What is being asked: All of the listing below must be repeated word for word. Pictures are the only thing to omit.
## START
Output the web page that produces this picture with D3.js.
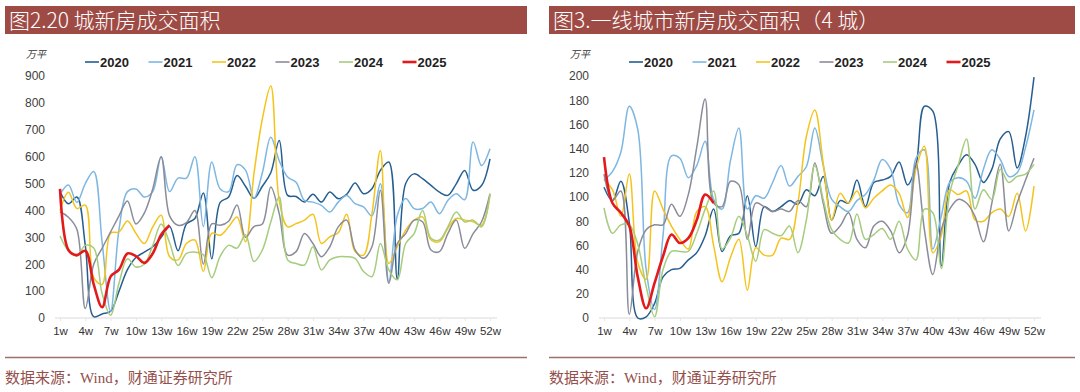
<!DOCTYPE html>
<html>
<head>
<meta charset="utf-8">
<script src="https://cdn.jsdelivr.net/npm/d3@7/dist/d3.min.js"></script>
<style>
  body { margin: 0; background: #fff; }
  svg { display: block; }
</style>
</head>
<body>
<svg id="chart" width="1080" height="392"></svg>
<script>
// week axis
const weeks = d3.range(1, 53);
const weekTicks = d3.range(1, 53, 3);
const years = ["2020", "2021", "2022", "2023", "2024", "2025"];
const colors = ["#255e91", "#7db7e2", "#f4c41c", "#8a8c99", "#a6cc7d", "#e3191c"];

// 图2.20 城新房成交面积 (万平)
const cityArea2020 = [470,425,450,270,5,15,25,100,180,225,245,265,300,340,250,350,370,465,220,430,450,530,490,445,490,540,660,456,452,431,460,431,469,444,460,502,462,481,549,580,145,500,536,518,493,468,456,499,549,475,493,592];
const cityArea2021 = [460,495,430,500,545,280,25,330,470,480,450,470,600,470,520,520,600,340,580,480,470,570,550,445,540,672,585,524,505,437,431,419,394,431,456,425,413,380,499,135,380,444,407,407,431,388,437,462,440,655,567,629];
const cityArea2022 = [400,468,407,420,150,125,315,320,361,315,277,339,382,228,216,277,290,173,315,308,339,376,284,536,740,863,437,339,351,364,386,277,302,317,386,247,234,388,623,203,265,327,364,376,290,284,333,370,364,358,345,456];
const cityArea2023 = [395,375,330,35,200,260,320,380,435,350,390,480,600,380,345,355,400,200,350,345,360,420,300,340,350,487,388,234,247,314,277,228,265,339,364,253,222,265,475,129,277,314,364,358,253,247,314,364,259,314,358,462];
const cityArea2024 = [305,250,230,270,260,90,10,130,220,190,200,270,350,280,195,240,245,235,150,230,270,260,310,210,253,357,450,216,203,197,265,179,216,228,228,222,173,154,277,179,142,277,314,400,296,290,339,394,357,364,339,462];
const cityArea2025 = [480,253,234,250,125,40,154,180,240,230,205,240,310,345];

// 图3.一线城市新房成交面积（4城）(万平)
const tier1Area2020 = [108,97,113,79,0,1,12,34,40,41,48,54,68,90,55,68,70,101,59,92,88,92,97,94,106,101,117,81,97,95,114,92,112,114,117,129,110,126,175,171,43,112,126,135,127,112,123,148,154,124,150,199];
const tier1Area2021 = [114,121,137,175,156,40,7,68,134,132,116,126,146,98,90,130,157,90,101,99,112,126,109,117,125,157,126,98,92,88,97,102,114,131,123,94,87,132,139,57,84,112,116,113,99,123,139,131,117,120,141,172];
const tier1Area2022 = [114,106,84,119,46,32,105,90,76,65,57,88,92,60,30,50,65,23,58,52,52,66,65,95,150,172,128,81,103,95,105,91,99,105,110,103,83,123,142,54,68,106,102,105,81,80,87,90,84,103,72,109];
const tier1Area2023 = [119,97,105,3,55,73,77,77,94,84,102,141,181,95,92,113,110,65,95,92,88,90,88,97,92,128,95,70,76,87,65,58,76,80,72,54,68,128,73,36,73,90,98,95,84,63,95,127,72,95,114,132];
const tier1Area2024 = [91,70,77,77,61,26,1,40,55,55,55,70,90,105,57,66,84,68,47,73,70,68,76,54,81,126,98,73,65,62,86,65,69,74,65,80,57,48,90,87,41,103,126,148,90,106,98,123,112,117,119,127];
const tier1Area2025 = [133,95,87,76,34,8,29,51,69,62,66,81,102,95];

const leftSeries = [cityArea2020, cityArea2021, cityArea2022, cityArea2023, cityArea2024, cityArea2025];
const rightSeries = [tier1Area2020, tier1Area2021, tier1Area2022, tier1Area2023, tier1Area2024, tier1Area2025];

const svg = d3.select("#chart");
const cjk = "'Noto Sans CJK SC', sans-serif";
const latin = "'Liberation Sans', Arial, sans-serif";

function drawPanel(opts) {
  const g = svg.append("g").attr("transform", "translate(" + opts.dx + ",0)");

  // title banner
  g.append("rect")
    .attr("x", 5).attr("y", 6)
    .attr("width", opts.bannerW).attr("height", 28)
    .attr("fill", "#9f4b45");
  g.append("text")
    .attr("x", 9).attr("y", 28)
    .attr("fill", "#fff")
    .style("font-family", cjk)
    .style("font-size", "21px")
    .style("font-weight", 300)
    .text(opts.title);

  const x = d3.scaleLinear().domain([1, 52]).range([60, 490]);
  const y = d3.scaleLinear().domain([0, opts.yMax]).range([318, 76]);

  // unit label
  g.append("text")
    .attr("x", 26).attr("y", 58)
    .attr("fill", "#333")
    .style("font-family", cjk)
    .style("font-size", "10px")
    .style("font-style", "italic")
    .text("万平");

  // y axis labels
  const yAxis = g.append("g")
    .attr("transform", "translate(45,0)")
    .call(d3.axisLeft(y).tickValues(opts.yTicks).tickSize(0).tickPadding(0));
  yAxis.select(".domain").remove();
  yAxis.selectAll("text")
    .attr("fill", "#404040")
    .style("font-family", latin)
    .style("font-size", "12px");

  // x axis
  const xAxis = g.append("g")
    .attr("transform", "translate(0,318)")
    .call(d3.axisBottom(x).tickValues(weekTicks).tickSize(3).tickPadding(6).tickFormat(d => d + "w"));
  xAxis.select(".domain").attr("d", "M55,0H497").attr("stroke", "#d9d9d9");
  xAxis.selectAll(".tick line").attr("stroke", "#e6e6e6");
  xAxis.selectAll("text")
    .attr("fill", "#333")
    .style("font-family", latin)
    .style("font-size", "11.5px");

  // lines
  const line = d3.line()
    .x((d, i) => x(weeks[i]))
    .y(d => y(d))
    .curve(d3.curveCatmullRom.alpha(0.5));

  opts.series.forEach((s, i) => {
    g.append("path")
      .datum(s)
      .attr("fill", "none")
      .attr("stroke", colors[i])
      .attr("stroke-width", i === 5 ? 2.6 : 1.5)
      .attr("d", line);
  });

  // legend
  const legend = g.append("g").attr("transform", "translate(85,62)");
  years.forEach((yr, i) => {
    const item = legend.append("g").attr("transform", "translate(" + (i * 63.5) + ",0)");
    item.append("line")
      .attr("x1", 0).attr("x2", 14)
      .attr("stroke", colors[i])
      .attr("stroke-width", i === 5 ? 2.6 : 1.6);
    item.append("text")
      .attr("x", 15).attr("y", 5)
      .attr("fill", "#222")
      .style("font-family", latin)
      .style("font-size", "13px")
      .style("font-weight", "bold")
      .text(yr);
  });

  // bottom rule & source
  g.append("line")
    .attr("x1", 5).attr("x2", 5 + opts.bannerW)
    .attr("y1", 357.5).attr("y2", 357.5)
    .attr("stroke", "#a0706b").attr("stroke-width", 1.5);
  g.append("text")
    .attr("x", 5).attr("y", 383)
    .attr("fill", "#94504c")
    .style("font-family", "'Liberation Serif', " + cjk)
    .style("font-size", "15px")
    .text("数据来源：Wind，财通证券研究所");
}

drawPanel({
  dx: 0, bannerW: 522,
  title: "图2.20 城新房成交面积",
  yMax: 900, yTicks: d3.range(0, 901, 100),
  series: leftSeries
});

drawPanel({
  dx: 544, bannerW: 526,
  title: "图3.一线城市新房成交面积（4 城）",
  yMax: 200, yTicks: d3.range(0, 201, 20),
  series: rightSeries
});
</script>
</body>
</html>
## END
Result for this task:
Output the web page that produces this picture with D3.js.
<!DOCTYPE html>
<html>
<head>
<meta charset="utf-8">
<script src="https://cdn.jsdelivr.net/npm/d3@7/dist/d3.min.js"></script>
<style>
  body { margin: 0; background: #fff; }
  svg { display: block; }
</style>
</head>
<body>
<svg id="chart" width="1080" height="392"></svg>
<script>
// week axis
const weeks = d3.range(1, 53);
const weekTicks = d3.range(1, 53, 3);
const years = ["2020", "2021", "2022", "2023", "2024", "2025"];
const colors = ["#255e91", "#7db7e2", "#f4c41c", "#8a8c99", "#a6cc7d", "#e3191c"];

// 图2.20 城新房成交面积 (万平)
const cityArea2020 = [470,425,450,270,5,15,25,100,180,225,245,265,300,340,250,350,370,465,220,430,450,530,490,445,490,540,660,456,452,431,460,431,469,444,460,502,462,481,549,580,145,500,536,518,493,468,456,499,549,475,493,592];
const cityArea2021 = [460,495,430,500,545,280,25,330,470,480,450,470,600,470,520,520,600,340,580,480,470,570,550,445,540,672,585,524,505,437,431,419,394,431,456,425,413,380,499,135,380,444,407,407,431,388,437,462,440,655,567,629];
const cityArea2022 = [400,468,407,420,150,125,315,320,361,315,277,339,382,228,216,277,290,173,315,308,339,376,284,536,740,863,437,339,351,364,386,277,302,317,386,247,234,388,623,203,265,327,364,376,290,284,333,370,364,358,345,456];
const cityArea2023 = [395,375,330,35,200,260,320,380,435,350,390,480,600,380,345,355,400,200,350,345,360,420,300,340,350,487,388,234,247,314,277,228,265,339,364,253,222,265,475,129,277,314,364,358,253,247,314,364,259,314,358,462];
const cityArea2024 = [305,250,230,270,260,90,10,130,220,190,200,270,350,280,195,240,245,235,150,230,270,260,310,210,253,357,450,216,203,197,265,179,216,228,228,222,173,154,277,179,142,277,314,400,296,290,339,394,357,364,339,462];
const cityArea2025 = [480,253,234,250,125,40,154,180,240,230,205,240,310,345];

// 图3.一线城市新房成交面积（4城）(万平)
const tier1Area2020 = [108,97,113,79,0,1,12,34,40,41,48,54,68,90,55,68,70,101,59,92,88,92,97,94,106,101,117,81,97,95,114,92,112,114,117,129,110,126,175,171,43,112,126,135,127,112,123,148,154,124,150,199];
const tier1Area2021 = [114,121,137,175,156,40,7,68,134,132,116,126,146,98,90,130,157,90,101,99,112,126,109,117,125,157,126,98,92,88,97,102,114,131,123,94,87,132,139,57,84,112,116,113,99,123,139,131,117,120,141,172];
const tier1Area2022 = [114,106,84,119,46,32,105,90,76,65,57,88,92,60,30,50,65,23,58,52,52,66,65,95,150,172,128,81,103,95,105,91,99,105,110,103,83,123,142,54,68,106,102,105,81,80,87,90,84,103,72,109];
const tier1Area2023 = [119,97,105,3,55,73,77,77,94,84,102,141,181,95,92,113,110,65,95,92,88,90,88,97,92,128,95,70,76,87,65,58,76,80,72,54,68,128,73,36,73,90,98,95,84,63,95,127,72,95,114,132];
const tier1Area2024 = [91,70,77,77,61,26,1,40,55,55,55,70,90,105,57,66,84,68,47,73,70,68,76,54,81,126,98,73,65,62,86,65,69,74,65,80,57,48,90,87,41,103,126,148,90,106,98,123,112,117,119,127];
const tier1Area2025 = [133,95,87,76,34,8,29,51,69,62,66,81,102,95];

const leftSeries = [cityArea2020, cityArea2021, cityArea2022, cityArea2023, cityArea2024, cityArea2025];
const rightSeries = [tier1Area2020, tier1Area2021, tier1Area2022, tier1Area2023, tier1Area2024, tier1Area2025];

const svg = d3.select("#chart");
const cjk = "'Noto Sans CJK SC', sans-serif";
const latin = "'Liberation Sans', Arial, sans-serif";

function drawPanel(opts) {
  const g = svg.append("g").attr("transform", "translate(" + opts.dx + ",0)");

  // title banner
  g.append("rect")
    .attr("x", 5).attr("y", 6)
    .attr("width", opts.bannerW).attr("height", 28)
    .attr("fill", "#9f4b45");
  g.append("text")
    .attr("x", 9).attr("y", 28)
    .attr("fill", "#fff")
    .style("font-family", cjk)
    .style("font-size", "21px")
    .style("font-weight", 300)
    .text(opts.title);

  const x = d3.scaleLinear().domain([1, 52]).range([60, 490]);
  const y = d3.scaleLinear().domain([0, opts.yMax]).range([318, 76]);

  // unit label
  g.append("text")
    .attr("x", 26).attr("y", 58)
    .attr("fill", "#333")
    .style("font-family", cjk)
    .style("font-size", "10px")
    .style("font-style", "italic")
    .text("万平");

  // y axis labels
  const yAxis = g.append("g")
    .attr("transform", "translate(45,0)")
    .call(d3.axisLeft(y).tickValues(opts.yTicks).tickSize(0).tickPadding(0));
  yAxis.select(".domain").remove();
  yAxis.selectAll("text")
    .attr("fill", "#404040")
    .style("font-family", latin)
    .style("font-size", "12px");

  // x axis
  const xAxis = g.append("g")
    .attr("transform", "translate(0,318)")
    .call(d3.axisBottom(x).tickValues(weekTicks).tickSize(3).tickPadding(6).tickFormat(d => d + "w"));
  xAxis.select(".domain").attr("d", "M55,0H497").attr("stroke", "#d9d9d9");
  xAxis.selectAll(".tick line").attr("stroke", "#e6e6e6");
  xAxis.selectAll("text")
    .attr("fill", "#333")
    .style("font-family", latin)
    .style("font-size", "11.5px");

  // lines
  const line = d3.line()
    .x((d, i) => x(weeks[i]))
    .y(d => y(d))
    .curve(d3.curveCatmullRom.alpha(0.5));

  opts.series.forEach((s, i) => {
    g.append("path")
      .datum(s)
      .attr("fill", "none")
      .attr("stroke", colors[i])
      .attr("stroke-width", i === 5 ? 2.6 : 1.5)
      .attr("d", line);
  });

  // legend
  const legend = g.append("g").attr("transform", "translate(85,62)");
  years.forEach((yr, i) => {
    const item = legend.append("g").attr("transform", "translate(" + (i * 63.5) + ",0)");
    item.append("line")
      .attr("x1", 0).attr("x2", 14)
      .attr("stroke", colors[i])
      .attr("stroke-width", i === 5 ? 2.6 : 1.6);
    item.append("text")
      .attr("x", 15).attr("y", 5)
      .attr("fill", "#222")
      .style("font-family", latin)
      .style("font-size", "13px")
      .style("font-weight", "bold")
      .text(yr);
  });

  // bottom rule & source
  g.append("line")
    .attr("x1", 5).attr("x2", 5 + opts.bannerW)
    .attr("y1", 357.5).attr("y2", 357.5)
    .attr("stroke", "#a0706b").attr("stroke-width", 1.5);
  g.append("text")
    .attr("x", 5).attr("y", 383)
    .attr("fill", "#94504c")
    .style("font-family", "'Liberation Serif', " + cjk)
    .style("font-size", "15px")
    .text("数据来源：Wind，财通证券研究所");
}

drawPanel({
  dx: 0, bannerW: 522,
  title: "图2.20 城新房成交面积",
  yMax: 900, yTicks: d3.range(0, 901, 100),
  series: leftSeries
});

drawPanel({
  dx: 544, bannerW: 526,
  title: "图3.一线城市新房成交面积（4 城）",
  yMax: 200, yTicks: d3.range(0, 201, 20),
  series: rightSeries
});
</script>
</body>
</html>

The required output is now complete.